What to work on:
Retype all of the listing exactly, passing over any picture you find.

Charts and diagrams as code:
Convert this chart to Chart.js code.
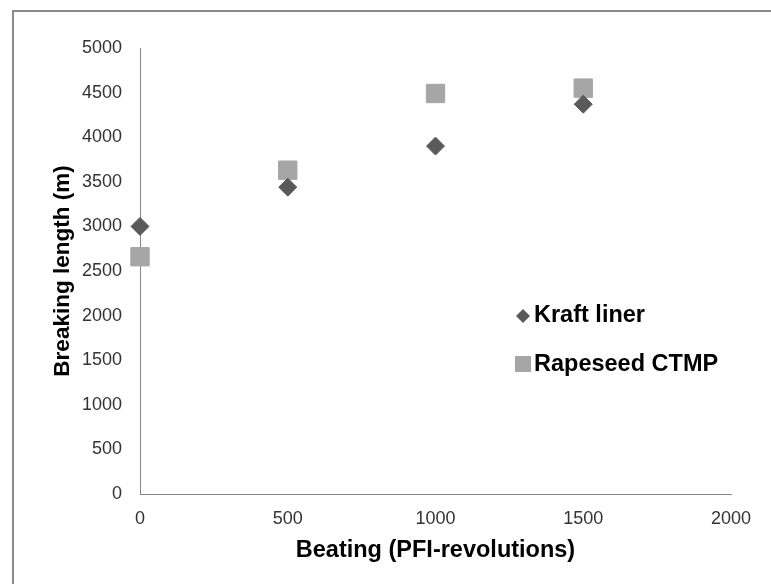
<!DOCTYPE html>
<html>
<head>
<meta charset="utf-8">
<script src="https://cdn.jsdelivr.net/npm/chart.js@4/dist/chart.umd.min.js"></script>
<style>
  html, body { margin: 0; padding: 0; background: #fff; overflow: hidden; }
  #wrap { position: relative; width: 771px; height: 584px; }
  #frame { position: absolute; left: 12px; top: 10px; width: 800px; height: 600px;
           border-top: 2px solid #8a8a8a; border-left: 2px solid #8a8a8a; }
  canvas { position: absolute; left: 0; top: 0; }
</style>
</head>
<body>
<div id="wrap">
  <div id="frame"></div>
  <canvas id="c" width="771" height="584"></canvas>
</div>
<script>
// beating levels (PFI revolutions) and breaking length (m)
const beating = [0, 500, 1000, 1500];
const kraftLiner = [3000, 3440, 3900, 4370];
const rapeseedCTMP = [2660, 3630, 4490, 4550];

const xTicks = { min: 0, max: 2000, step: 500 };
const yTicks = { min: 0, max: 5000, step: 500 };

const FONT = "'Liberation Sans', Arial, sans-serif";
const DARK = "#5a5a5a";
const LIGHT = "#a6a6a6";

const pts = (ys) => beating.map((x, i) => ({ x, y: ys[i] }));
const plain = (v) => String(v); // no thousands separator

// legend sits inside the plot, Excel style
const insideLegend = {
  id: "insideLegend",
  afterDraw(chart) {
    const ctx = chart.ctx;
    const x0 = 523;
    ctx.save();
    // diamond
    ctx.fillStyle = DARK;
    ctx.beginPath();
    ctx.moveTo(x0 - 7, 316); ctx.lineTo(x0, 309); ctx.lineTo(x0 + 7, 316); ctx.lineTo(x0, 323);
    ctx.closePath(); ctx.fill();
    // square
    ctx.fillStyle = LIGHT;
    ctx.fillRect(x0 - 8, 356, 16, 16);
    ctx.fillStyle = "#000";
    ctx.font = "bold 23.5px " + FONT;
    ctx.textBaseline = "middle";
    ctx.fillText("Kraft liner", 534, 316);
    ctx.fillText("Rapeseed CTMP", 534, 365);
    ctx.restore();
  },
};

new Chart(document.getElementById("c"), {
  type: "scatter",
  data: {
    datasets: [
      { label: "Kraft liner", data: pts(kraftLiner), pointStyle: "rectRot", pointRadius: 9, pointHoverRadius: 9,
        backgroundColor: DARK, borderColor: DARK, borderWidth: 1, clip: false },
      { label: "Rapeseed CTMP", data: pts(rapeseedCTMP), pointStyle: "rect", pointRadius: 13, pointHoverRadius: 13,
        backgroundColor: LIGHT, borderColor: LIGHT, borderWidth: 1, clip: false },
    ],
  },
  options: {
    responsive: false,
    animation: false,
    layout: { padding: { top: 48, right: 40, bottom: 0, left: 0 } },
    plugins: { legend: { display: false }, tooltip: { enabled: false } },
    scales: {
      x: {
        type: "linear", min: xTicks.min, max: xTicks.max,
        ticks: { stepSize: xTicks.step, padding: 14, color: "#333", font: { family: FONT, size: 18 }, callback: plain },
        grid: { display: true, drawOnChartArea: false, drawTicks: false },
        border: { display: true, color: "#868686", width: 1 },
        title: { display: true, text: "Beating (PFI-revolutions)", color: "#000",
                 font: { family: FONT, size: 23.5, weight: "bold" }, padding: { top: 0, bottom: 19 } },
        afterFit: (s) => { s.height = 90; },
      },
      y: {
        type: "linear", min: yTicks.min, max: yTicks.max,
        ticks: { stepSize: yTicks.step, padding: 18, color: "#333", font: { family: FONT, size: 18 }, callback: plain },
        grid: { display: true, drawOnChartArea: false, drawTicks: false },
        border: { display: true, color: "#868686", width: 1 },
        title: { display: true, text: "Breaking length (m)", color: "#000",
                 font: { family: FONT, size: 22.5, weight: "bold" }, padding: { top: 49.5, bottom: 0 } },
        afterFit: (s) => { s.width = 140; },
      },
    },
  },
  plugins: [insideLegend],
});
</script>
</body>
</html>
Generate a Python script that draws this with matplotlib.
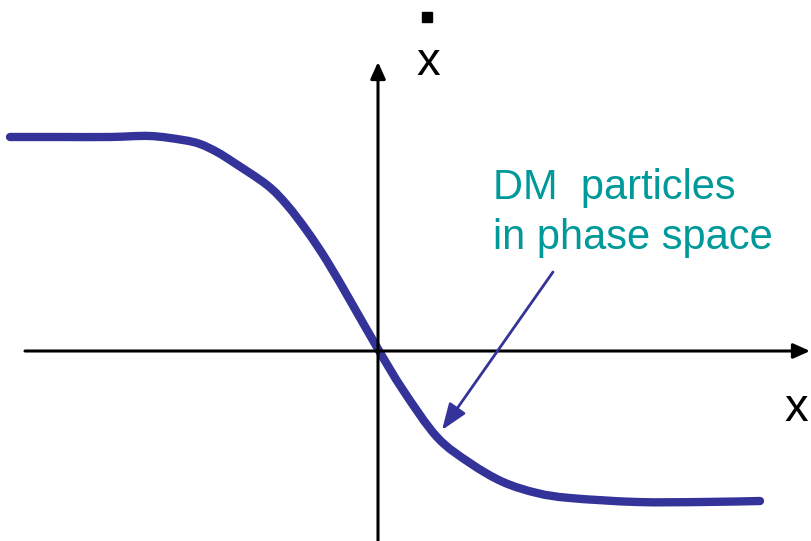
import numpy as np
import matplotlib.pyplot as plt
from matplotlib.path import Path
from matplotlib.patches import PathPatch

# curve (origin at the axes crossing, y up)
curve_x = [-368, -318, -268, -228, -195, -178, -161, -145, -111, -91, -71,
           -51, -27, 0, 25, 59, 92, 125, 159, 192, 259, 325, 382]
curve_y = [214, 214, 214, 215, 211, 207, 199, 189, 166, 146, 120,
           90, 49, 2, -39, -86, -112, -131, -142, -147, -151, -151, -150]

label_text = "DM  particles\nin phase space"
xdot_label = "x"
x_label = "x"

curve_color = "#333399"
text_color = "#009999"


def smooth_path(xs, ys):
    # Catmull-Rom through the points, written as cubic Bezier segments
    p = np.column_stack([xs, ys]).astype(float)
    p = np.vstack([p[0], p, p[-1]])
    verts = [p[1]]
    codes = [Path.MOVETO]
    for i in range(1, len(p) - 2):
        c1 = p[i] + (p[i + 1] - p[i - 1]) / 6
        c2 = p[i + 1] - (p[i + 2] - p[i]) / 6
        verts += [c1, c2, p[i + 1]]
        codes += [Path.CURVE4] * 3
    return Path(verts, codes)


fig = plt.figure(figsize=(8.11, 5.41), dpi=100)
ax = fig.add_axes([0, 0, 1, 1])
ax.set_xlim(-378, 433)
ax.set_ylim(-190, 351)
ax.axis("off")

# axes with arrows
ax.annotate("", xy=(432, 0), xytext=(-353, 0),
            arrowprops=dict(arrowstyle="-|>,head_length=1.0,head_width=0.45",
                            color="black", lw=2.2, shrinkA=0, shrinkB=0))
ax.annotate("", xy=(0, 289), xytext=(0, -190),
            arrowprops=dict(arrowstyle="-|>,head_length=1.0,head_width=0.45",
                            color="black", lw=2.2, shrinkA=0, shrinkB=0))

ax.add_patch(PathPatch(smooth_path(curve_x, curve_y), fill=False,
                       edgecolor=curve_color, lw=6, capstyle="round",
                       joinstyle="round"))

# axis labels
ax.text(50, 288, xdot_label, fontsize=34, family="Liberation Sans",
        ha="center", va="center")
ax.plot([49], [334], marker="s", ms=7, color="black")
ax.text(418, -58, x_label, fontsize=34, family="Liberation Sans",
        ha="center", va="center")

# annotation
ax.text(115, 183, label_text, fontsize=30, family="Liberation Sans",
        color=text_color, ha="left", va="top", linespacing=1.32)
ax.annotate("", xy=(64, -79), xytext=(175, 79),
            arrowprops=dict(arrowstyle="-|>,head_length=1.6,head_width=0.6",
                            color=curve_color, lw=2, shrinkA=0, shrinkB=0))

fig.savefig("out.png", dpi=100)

Solution for this problem:
Convert this chart to Chart.js code.
<!DOCTYPE html>
<html>
<head>
<meta charset="utf-8">
<script src="https://cdn.jsdelivr.net/npm/chart.js@4/dist/chart.umd.min.js"></script>
<style>
  html, body { margin: 0; padding: 0; background: #fff; overflow: hidden; }
  #wrap { position: relative; width: 771px; height: 584px; }
  #frame { position: absolute; left: 12px; top: 10px; width: 800px; height: 600px;
           border-top: 2px solid #8a8a8a; border-left: 2px solid #8a8a8a; }
  canvas { position: absolute; left: 0; top: 0; }
</style>
</head>
<body>
<div id="wrap">
  <div id="frame"></div>
  <canvas id="c" width="771" height="584"></canvas>
</div>
<script>
// beating levels (PFI revolutions) and breaking length (m)
const beating = [0, 500, 1000, 1500];
const kraftLiner = [3000, 3440, 3900, 4370];
const rapeseedCTMP = [2660, 3630, 4490, 4550];

const xTicks = { min: 0, max: 2000, step: 500 };
const yTicks = { min: 0, max: 5000, step: 500 };

const FONT = "'Liberation Sans', Arial, sans-serif";
const DARK = "#5a5a5a";
const LIGHT = "#a6a6a6";

const pts = (ys) => beating.map((x, i) => ({ x, y: ys[i] }));
const plain = (v) => String(v); // no thousands separator

// legend sits inside the plot, Excel style
const insideLegend = {
  id: "insideLegend",
  afterDraw(chart) {
    const ctx = chart.ctx;
    const x0 = 523;
    ctx.save();
    // diamond
    ctx.fillStyle = DARK;
    ctx.beginPath();
    ctx.moveTo(x0 - 7, 316); ctx.lineTo(x0, 309); ctx.lineTo(x0 + 7, 316); ctx.lineTo(x0, 323);
    ctx.closePath(); ctx.fill();
    // square
    ctx.fillStyle = LIGHT;
    ctx.fillRect(x0 - 8, 356, 16, 16);
    ctx.fillStyle = "#000";
    ctx.font = "bold 23.5px " + FONT;
    ctx.textBaseline = "middle";
    ctx.fillText("Kraft liner", 534, 316);
    ctx.fillText("Rapeseed CTMP", 534, 365);
    ctx.restore();
  },
};

new Chart(document.getElementById("c"), {
  type: "scatter",
  data: {
    datasets: [
      { label: "Kraft liner", data: pts(kraftLiner), pointStyle: "rectRot", pointRadius: 9, pointHoverRadius: 9,
        backgroundColor: DARK, borderColor: DARK, borderWidth: 1, clip: false },
      { label: "Rapeseed CTMP", data: pts(rapeseedCTMP), pointStyle: "rect", pointRadius: 13, pointHoverRadius: 13,
        backgroundColor: LIGHT, borderColor: LIGHT, borderWidth: 1, clip: false },
    ],
  },
  options: {
    responsive: false,
    animation: false,
    layout: { padding: { top: 48, right: 40, bottom: 0, left: 0 } },
    plugins: { legend: { display: false }, tooltip: { enabled: false } },
    scales: {
      x: {
        type: "linear", min: xTicks.min, max: xTicks.max,
        ticks: { stepSize: xTicks.step, padding: 14, color: "#333", font: { family: FONT, size: 18 }, callback: plain },
        grid: { display: true, drawOnChartArea: false, drawTicks: false },
        border: { display: true, color: "#868686", width: 1 },
        title: { display: true, text: "Beating (PFI-revolutions)", color: "#000",
                 font: { family: FONT, size: 23.5, weight: "bold" }, padding: { top: 0, bottom: 19 } },
        afterFit: (s) => { s.height = 90; },
      },
      y: {
        type: "linear", min: yTicks.min, max: yTicks.max,
        ticks: { stepSize: yTicks.step, padding: 18, color: "#333", font: { family: FONT, size: 18 }, callback: plain },
        grid: { display: true, drawOnChartArea: false, drawTicks: false },
        border: { display: true, color: "#868686", width: 1 },
        title: { display: true, text: "Breaking length (m)", color: "#000",
                 font: { family: FONT, size: 22.5, weight: "bold" }, padding: { top: 49.5, bottom: 0 } },
        afterFit: (s) => { s.width = 140; },
      },
    },
  },
  plugins: [insideLegend],
});
</script>
</body>
</html>
Generate a Python script that draws this with matplotlib.
import numpy as np
import matplotlib.pyplot as plt
from matplotlib.path import Path
from matplotlib.patches import PathPatch

# curve (origin at the axes crossing, y up)
curve_x = [-368, -318, -268, -228, -195, -178, -161, -145, -111, -91, -71,
           -51, -27, 0, 25, 59, 92, 125, 159, 192, 259, 325, 382]
curve_y = [214, 214, 214, 215, 211, 207, 199, 189, 166, 146, 120,
           90, 49, 2, -39, -86, -112, -131, -142, -147, -151, -151, -150]

label_text = "DM  particles\nin phase space"
xdot_label = "x"
x_label = "x"

curve_color = "#333399"
text_color = "#009999"


def smooth_path(xs, ys):
    # Catmull-Rom through the points, written as cubic Bezier segments
    p = np.column_stack([xs, ys]).astype(float)
    p = np.vstack([p[0], p, p[-1]])
    verts = [p[1]]
    codes = [Path.MOVETO]
    for i in range(1, len(p) - 2):
        c1 = p[i] + (p[i + 1] - p[i - 1]) / 6
        c2 = p[i + 1] - (p[i + 2] - p[i]) / 6
        verts += [c1, c2, p[i + 1]]
        codes += [Path.CURVE4] * 3
    return Path(verts, codes)


fig = plt.figure(figsize=(8.11, 5.41), dpi=100)
ax = fig.add_axes([0, 0, 1, 1])
ax.set_xlim(-378, 433)
ax.set_ylim(-190, 351)
ax.axis("off")

# axes with arrows
ax.annotate("", xy=(432, 0), xytext=(-353, 0),
            arrowprops=dict(arrowstyle="-|>,head_length=1.0,head_width=0.45",
                            color="black", lw=2.2, shrinkA=0, shrinkB=0))
ax.annotate("", xy=(0, 289), xytext=(0, -190),
            arrowprops=dict(arrowstyle="-|>,head_length=1.0,head_width=0.45",
                            color="black", lw=2.2, shrinkA=0, shrinkB=0))

ax.add_patch(PathPatch(smooth_path(curve_x, curve_y), fill=False,
                       edgecolor=curve_color, lw=6, capstyle="round",
                       joinstyle="round"))

# axis labels
ax.text(50, 288, xdot_label, fontsize=34, family="Liberation Sans",
        ha="center", va="center")
ax.plot([49], [334], marker="s", ms=7, color="black")
ax.text(418, -58, x_label, fontsize=34, family="Liberation Sans",
        ha="center", va="center")

# annotation
ax.text(115, 183, label_text, fontsize=30, family="Liberation Sans",
        color=text_color, ha="left", va="top", linespacing=1.32)
ax.annotate("", xy=(64, -79), xytext=(175, 79),
            arrowprops=dict(arrowstyle="-|>,head_length=1.6,head_width=0.6",
                            color=curve_color, lw=2, shrinkA=0, shrinkB=0))

fig.savefig("out.png", dpi=100)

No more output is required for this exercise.